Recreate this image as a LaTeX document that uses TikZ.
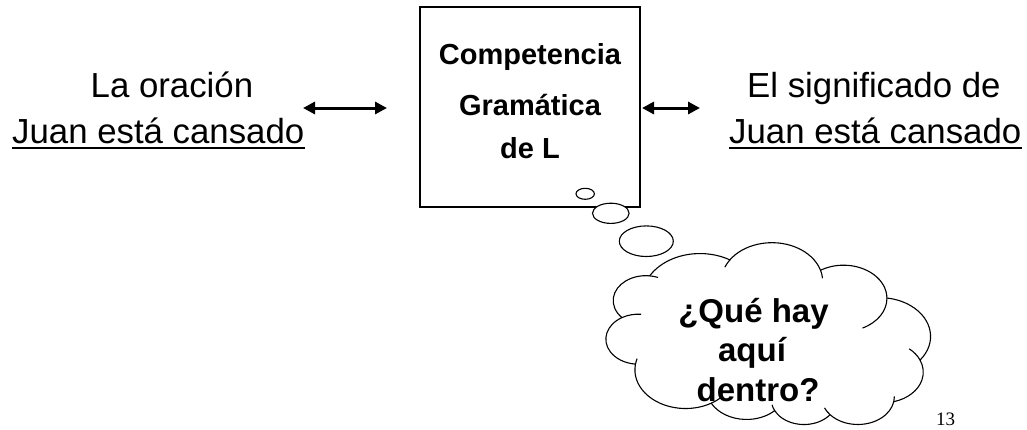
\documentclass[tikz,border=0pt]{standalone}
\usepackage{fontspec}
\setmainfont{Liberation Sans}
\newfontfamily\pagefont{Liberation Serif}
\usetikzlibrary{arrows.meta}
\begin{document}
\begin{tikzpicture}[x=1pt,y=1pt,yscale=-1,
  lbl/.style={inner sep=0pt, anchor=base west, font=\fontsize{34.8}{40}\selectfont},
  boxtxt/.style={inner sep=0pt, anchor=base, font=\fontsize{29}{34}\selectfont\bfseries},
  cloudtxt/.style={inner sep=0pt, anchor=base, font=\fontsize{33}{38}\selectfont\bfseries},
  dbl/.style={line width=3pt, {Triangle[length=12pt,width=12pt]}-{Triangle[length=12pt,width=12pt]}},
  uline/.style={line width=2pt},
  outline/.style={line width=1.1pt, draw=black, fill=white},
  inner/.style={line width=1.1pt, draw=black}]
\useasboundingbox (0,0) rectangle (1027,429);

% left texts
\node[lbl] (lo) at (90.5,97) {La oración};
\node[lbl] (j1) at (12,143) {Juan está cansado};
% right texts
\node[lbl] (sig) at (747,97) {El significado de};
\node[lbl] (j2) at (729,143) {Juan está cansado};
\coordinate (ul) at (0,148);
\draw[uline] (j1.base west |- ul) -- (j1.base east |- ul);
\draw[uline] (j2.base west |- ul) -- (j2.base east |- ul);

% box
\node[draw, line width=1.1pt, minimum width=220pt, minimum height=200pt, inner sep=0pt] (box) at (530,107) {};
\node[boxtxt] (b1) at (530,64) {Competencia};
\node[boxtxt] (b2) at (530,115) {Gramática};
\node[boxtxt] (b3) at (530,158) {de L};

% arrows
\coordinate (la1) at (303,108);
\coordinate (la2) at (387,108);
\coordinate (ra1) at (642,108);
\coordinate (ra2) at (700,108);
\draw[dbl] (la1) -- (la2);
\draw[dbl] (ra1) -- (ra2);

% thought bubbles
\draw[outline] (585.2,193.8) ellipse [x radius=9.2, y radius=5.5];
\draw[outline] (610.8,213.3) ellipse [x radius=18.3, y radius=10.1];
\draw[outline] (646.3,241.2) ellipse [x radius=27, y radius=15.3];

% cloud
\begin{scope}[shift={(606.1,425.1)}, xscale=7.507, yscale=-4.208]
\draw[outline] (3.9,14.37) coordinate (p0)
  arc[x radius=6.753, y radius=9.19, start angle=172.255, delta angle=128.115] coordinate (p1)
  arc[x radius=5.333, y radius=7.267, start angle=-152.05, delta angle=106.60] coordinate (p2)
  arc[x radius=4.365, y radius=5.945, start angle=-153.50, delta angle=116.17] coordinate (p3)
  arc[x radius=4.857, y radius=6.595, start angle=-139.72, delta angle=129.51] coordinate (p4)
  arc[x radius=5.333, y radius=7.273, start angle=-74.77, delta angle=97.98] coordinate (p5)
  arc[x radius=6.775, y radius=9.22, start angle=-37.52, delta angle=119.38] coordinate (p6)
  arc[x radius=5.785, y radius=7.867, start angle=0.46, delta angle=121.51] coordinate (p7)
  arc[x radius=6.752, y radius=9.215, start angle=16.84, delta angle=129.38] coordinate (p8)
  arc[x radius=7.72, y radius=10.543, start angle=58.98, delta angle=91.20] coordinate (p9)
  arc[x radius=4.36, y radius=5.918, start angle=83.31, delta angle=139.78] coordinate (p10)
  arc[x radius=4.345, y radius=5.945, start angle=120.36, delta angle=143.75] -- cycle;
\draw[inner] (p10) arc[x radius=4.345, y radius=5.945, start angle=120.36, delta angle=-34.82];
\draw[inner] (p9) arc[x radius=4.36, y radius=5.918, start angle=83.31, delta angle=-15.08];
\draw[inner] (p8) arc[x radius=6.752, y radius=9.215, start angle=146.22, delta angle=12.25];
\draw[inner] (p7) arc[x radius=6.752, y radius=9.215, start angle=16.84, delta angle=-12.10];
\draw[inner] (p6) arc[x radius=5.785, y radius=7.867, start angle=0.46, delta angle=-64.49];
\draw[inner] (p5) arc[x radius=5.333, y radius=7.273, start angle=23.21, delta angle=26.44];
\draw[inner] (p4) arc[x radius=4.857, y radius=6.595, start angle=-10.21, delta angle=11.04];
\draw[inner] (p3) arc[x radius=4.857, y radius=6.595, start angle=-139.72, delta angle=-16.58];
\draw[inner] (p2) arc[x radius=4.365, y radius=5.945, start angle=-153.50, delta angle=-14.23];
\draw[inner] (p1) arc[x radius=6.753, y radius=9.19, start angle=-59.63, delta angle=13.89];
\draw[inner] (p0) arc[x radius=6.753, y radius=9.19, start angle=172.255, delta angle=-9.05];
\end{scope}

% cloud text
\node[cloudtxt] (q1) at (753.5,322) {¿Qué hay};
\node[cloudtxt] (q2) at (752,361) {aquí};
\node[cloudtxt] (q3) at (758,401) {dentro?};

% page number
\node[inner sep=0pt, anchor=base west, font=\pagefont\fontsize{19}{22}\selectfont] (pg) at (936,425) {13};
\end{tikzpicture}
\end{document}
◇ ◇ ◇ ◇ ◇ ◇ ◇
What you should do:
Restate the material word for word from its first line through the line containing "(0,0) rectangle (1027,429);", both included; the pictures do not belong in it.

Answer:
Recreate this image as a LaTeX document that uses TikZ.
\documentclass[tikz,border=0pt]{standalone}
\usepackage{fontspec}
\setmainfont{Liberation Sans}
\newfontfamily\pagefont{Liberation Serif}
\usetikzlibrary{arrows.meta}
\begin{document}
\begin{tikzpicture}[x=1pt,y=1pt,yscale=-1,
  lbl/.style={inner sep=0pt, anchor=base west, font=\fontsize{34.8}{40}\selectfont},
  boxtxt/.style={inner sep=0pt, anchor=base, font=\fontsize{29}{34}\selectfont\bfseries},
  cloudtxt/.style={inner sep=0pt, anchor=base, font=\fontsize{33}{38}\selectfont\bfseries},
  dbl/.style={line width=3pt, {Triangle[length=12pt,width=12pt]}-{Triangle[length=12pt,width=12pt]}},
  uline/.style={line width=2pt},
  outline/.style={line width=1.1pt, draw=black, fill=white},
  inner/.style={line width=1.1pt, draw=black}]
\useasboundingbox (0,0) rectangle (1027,429);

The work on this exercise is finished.